## Start Data lines
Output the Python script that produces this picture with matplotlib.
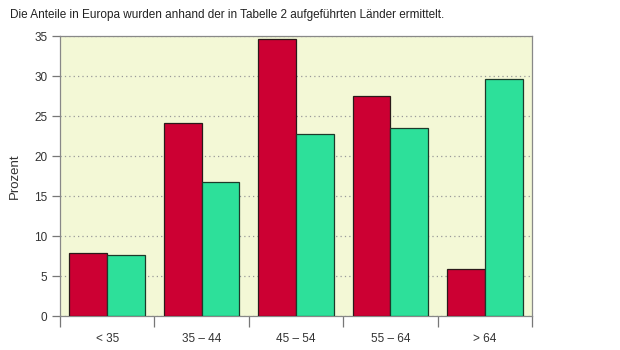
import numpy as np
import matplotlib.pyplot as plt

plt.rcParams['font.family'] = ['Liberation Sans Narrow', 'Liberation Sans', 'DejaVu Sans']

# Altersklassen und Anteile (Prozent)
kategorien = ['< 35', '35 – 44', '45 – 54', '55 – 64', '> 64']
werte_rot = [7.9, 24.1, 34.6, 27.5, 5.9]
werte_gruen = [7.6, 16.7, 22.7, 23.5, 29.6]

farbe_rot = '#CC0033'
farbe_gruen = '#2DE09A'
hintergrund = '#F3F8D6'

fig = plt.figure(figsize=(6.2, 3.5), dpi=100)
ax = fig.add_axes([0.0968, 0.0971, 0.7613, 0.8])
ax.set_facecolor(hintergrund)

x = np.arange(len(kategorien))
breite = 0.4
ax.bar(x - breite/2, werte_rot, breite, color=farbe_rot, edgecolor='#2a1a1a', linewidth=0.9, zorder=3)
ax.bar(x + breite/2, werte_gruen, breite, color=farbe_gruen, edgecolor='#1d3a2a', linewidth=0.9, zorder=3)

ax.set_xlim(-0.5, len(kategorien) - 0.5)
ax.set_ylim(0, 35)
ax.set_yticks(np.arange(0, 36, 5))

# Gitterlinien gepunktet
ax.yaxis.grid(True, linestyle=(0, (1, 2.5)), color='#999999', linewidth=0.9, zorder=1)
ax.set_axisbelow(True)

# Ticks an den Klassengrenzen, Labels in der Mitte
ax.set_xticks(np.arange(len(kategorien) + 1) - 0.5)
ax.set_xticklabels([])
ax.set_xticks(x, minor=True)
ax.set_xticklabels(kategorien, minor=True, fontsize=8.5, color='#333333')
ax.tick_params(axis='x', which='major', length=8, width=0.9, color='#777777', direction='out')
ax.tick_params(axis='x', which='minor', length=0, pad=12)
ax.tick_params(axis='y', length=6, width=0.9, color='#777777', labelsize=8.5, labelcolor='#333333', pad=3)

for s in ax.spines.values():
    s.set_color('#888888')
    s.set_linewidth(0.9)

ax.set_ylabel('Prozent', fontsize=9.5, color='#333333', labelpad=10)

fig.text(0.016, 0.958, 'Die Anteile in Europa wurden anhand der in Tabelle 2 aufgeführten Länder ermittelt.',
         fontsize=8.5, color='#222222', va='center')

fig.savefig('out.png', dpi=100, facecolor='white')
## End Data lines
■ Exercise: Return nothing except the number of lines that include the string "matplotlib".

■ Result below: 2